Thursday, August 18, 2011

Thoughtless giving

Thursday is my day to write about charitable giving.  Why do it?  Maybe you believe you ought to donate to charity because you were raised to be a knee-jerk, bleeding-heart, liberal do-gooder like me (see my tribute to my Miser Dad).  Maybe you want to give because you come from a spiritual tradition that encourages regular giving to others.

Any financial advice you read will contain some variation on the advice, "pay yourself first".  (I googled that phrase and got 587,000 hits.)  That's an incredibly important way of making sure you save for the future, putting aside money for emergency funds, for retirement, and for other large goals.  The advantage of making this process automatic is that quickly you don't even notice the money "missing" from your paycheck anymore; you learn to live on the rest of your salary.

Well, if you believe that it's morally/ethically/theologically important to donate to charity, a similar kind of thinking suggests you also ought to "pay others first" as well.  That is, there ought to be a a part of your financial strategy where you "just do it" -- you don't go to the mall first and then squirm over whether there's money left-over for charity later.
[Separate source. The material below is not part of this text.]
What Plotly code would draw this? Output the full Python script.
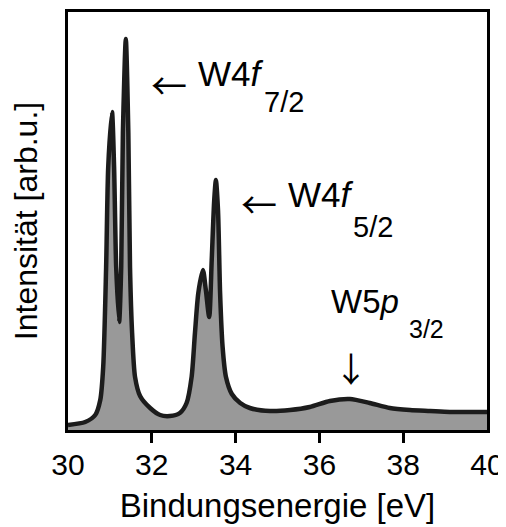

Here are several ways to consider starting (or adding to) the "pay others first" process.
  • One way is just to write the first check of each month to your favorite group.  (Ours goes to our church, for example).  
  • Another way is to pledge to long-term donations for a group that regularly charges your credit card.  We sponsor children through World Vision this way, for example.   (This assumes you don't carry a balance on your card!  You don't want to make regular donations of interest to your credit card company).
  • A third way is to donate to/through an organization at work -- United Way is a common example.  This last way has the psychological advantage that you never see the money that you give away, so it doesn't feel as much like you "lost" it.
You might not know--as I didn't during my first few years at my job--that you can direct money through United Way to not-for-profit human service agencies that are not on the United Way list.  Such an organization might be a religious organization such as Catholic Charities or the Jewish Community Center or even a church that has a daycare center or a food bank.  There are also other organizations not in the United Way brochure that you may name as recipients, such as Planned Parenthood.

"Tithing" and "first fruits" is a central part of many religions.  I've read lots of books by people who wrote, "Even when we hardly made any money at all, we always tithed faithfully".  Well, that's not me.  But long before I became a Christian, I was drawn to this idea of giving away 10% of my salary, if only I could figure out how.  Regularly giving small amounts, and slowly increasing those amounts, have been my baby steps toward this goal.